## GOAL
Print exactly the lines from the first one down to the line that contains "const depthMarkLabels = ['h_a', 'h_m(t)'];", both included, and skip the pictures.
━━ DATASET EXTRACT ━━
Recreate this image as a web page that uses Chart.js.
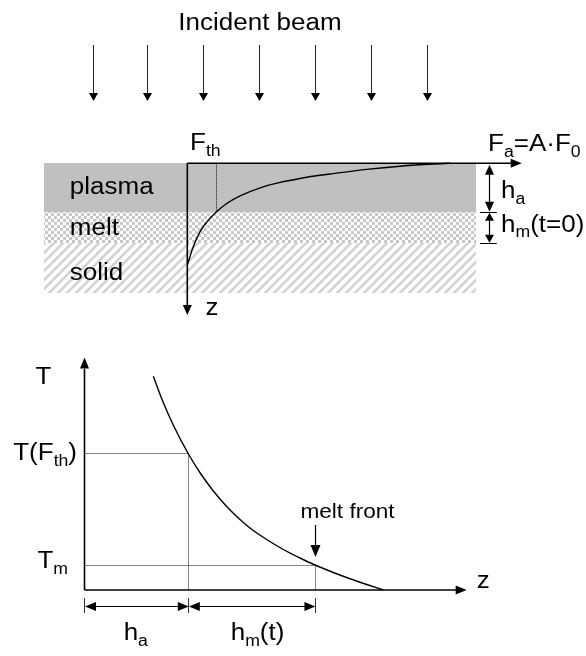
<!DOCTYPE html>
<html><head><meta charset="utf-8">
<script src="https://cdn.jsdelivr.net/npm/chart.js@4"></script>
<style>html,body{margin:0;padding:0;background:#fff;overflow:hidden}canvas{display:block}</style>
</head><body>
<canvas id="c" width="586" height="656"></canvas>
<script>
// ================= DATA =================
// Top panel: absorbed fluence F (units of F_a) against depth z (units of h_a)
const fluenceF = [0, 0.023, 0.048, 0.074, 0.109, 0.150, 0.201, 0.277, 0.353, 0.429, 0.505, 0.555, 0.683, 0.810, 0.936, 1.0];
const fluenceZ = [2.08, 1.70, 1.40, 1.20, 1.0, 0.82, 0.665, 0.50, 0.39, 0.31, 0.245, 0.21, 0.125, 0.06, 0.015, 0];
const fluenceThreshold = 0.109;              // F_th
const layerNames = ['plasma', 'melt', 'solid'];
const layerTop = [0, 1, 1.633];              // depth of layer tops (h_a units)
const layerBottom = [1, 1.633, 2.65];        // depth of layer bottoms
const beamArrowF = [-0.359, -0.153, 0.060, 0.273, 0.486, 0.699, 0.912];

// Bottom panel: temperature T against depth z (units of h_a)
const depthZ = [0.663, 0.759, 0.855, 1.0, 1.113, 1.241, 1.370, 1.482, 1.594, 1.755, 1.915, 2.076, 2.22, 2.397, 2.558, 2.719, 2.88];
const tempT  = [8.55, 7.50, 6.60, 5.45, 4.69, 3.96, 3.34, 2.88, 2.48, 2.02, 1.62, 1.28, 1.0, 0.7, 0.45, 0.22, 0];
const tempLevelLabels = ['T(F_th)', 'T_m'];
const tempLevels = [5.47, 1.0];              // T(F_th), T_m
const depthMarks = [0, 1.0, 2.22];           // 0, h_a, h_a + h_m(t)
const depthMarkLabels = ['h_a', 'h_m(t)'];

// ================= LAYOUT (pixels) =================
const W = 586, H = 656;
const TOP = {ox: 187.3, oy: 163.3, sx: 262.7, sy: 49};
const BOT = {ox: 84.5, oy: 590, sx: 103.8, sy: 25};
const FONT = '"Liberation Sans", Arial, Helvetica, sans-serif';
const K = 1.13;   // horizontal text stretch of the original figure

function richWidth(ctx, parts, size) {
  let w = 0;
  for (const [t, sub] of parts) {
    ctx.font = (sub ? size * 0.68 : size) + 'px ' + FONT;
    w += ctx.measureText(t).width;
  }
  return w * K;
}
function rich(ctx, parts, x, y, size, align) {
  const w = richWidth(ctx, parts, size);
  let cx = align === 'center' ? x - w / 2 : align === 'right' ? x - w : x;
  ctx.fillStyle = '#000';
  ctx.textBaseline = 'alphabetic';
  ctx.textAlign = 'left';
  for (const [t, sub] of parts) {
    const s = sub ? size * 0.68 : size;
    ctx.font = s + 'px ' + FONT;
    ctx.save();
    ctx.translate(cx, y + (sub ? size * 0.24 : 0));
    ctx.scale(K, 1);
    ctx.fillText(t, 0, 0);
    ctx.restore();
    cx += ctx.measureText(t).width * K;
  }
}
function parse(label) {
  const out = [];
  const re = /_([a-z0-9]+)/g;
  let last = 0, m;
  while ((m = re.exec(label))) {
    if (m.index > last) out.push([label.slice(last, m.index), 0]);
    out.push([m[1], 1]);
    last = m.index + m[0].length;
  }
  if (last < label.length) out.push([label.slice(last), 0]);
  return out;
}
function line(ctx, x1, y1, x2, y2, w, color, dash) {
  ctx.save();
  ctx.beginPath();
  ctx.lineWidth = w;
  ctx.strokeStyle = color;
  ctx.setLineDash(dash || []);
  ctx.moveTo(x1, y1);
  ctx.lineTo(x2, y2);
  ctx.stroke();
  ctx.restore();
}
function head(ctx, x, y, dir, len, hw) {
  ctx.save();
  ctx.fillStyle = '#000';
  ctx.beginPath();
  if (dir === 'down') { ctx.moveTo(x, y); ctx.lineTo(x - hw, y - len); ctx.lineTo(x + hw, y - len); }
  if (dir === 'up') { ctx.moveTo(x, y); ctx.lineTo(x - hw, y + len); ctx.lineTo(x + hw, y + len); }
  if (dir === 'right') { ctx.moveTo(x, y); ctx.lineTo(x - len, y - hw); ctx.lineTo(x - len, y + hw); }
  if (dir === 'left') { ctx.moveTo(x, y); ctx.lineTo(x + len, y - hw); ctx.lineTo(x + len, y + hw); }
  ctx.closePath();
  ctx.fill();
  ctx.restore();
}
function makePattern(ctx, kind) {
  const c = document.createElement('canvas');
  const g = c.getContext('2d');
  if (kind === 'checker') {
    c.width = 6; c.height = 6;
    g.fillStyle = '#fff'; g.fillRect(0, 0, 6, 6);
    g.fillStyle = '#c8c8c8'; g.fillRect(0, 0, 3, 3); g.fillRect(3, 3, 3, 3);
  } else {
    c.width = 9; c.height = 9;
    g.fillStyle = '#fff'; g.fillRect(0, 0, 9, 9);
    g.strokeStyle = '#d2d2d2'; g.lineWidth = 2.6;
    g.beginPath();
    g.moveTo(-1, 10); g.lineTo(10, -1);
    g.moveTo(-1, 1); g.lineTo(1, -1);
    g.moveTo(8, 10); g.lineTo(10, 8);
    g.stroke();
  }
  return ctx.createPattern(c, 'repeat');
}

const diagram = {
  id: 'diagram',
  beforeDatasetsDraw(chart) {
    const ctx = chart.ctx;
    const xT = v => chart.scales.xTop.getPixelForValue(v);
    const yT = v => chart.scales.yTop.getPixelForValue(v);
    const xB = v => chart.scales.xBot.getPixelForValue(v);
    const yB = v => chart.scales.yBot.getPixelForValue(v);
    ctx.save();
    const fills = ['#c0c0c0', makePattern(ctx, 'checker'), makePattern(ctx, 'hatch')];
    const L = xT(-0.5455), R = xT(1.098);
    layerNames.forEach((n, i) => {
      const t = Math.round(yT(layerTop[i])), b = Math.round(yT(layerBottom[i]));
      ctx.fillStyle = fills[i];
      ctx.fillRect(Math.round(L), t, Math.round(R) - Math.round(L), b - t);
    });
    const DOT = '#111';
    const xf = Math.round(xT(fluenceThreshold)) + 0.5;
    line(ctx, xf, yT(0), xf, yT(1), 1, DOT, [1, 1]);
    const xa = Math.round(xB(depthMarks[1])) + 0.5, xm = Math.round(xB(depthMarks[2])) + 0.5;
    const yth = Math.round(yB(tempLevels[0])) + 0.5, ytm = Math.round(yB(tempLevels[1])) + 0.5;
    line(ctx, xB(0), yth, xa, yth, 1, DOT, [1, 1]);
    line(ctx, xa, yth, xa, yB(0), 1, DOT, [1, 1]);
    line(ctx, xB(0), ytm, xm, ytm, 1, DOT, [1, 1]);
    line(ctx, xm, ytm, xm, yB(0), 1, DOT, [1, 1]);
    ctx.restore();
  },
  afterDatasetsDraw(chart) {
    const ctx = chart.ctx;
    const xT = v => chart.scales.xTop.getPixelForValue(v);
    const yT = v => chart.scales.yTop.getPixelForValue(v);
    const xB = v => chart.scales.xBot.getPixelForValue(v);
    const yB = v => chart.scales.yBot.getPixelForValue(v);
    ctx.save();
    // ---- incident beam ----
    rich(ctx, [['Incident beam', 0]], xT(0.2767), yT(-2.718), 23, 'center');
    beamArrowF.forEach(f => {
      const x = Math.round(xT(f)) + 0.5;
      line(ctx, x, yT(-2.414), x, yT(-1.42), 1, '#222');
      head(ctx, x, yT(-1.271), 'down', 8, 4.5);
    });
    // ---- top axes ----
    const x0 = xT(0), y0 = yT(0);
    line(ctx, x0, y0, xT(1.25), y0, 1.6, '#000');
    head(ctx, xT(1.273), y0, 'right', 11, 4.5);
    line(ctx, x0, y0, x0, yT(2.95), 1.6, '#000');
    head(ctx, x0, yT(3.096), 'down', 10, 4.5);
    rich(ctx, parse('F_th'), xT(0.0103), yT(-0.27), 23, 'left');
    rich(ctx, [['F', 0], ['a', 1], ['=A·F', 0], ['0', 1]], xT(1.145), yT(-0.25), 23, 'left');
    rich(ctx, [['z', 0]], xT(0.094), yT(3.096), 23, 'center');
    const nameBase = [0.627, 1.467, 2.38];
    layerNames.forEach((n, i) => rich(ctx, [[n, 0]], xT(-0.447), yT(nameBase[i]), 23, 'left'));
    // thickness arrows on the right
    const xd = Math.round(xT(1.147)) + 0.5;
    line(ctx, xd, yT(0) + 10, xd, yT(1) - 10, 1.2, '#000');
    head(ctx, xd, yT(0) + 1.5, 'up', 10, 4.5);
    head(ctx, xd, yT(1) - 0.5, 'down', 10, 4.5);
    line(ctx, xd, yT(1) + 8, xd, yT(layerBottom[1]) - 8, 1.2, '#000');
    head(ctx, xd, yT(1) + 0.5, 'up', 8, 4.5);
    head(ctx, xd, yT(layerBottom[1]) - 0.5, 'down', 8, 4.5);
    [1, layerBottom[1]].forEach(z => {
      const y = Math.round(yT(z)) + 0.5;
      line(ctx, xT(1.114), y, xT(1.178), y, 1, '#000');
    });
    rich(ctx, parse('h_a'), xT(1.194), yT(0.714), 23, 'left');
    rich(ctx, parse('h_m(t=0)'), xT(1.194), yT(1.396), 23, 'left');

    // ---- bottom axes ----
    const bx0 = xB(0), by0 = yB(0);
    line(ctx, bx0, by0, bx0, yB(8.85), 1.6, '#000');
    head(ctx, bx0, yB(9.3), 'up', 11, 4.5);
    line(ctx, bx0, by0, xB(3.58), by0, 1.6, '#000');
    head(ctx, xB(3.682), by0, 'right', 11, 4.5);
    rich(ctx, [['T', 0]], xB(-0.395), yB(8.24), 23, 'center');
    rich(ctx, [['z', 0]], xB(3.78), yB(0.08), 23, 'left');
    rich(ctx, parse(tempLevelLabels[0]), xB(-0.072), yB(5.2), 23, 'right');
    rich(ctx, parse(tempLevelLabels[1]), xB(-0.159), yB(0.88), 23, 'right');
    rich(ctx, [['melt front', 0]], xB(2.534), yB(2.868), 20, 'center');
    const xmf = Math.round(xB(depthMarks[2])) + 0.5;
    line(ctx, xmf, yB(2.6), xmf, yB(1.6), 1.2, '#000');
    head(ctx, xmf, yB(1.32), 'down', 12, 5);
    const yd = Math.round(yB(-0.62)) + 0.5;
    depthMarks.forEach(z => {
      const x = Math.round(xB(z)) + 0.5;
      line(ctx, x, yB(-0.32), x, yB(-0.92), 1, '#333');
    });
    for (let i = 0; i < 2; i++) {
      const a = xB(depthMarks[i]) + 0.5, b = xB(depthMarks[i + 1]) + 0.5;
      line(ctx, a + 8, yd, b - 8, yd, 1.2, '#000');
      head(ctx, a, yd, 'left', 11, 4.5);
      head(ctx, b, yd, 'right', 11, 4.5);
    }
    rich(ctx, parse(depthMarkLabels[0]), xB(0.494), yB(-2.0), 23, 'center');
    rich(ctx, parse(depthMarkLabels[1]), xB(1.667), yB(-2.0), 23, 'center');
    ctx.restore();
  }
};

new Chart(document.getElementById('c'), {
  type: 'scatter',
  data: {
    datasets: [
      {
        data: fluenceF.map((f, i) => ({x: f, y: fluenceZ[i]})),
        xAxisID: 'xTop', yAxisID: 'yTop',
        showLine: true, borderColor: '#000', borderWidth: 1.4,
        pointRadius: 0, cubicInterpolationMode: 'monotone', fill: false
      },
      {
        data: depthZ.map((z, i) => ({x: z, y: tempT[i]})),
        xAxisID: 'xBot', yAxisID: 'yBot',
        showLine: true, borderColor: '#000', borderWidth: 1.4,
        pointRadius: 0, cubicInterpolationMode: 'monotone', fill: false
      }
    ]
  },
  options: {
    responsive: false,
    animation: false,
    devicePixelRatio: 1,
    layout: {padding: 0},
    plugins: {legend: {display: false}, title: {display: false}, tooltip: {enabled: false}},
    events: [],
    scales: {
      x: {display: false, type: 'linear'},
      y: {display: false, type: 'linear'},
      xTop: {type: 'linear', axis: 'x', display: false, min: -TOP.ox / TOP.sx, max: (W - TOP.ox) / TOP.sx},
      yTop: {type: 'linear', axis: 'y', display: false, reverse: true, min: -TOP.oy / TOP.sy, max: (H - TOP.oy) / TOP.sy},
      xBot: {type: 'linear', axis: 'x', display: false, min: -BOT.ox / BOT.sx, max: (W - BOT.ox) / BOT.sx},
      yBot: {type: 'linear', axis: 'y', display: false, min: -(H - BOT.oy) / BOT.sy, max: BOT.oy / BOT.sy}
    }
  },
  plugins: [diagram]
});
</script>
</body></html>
━━━
## EXPECTED ANSWER
Recreate this image as a web page that uses Chart.js.
<!DOCTYPE html>
<html><head><meta charset="utf-8">
<script src="https://cdn.jsdelivr.net/npm/chart.js@4"></script>
<style>html,body{margin:0;padding:0;background:#fff;overflow:hidden}canvas{display:block}</style>
</head><body>
<canvas id="c" width="586" height="656"></canvas>
<script>
// ================= DATA =================
// Top panel: absorbed fluence F (units of F_a) against depth z (units of h_a)
const fluenceF = [0, 0.023, 0.048, 0.074, 0.109, 0.150, 0.201, 0.277, 0.353, 0.429, 0.505, 0.555, 0.683, 0.810, 0.936, 1.0];
const fluenceZ = [2.08, 1.70, 1.40, 1.20, 1.0, 0.82, 0.665, 0.50, 0.39, 0.31, 0.245, 0.21, 0.125, 0.06, 0.015, 0];
const fluenceThreshold = 0.109;              // F_th
const layerNames = ['plasma', 'melt', 'solid'];
const layerTop = [0, 1, 1.633];              // depth of layer tops (h_a units)
const layerBottom = [1, 1.633, 2.65];        // depth of layer bottoms
const beamArrowF = [-0.359, -0.153, 0.060, 0.273, 0.486, 0.699, 0.912];

// Bottom panel: temperature T against depth z (units of h_a)
const depthZ = [0.663, 0.759, 0.855, 1.0, 1.113, 1.241, 1.370, 1.482, 1.594, 1.755, 1.915, 2.076, 2.22, 2.397, 2.558, 2.719, 2.88];
const tempT  = [8.55, 7.50, 6.60, 5.45, 4.69, 3.96, 3.34, 2.88, 2.48, 2.02, 1.62, 1.28, 1.0, 0.7, 0.45, 0.22, 0];
const tempLevelLabels = ['T(F_th)', 'T_m'];
const tempLevels = [5.47, 1.0];              // T(F_th), T_m
const depthMarks = [0, 1.0, 2.22];           // 0, h_a, h_a + h_m(t)
const depthMarkLabels = ['h_a', 'h_m(t)'];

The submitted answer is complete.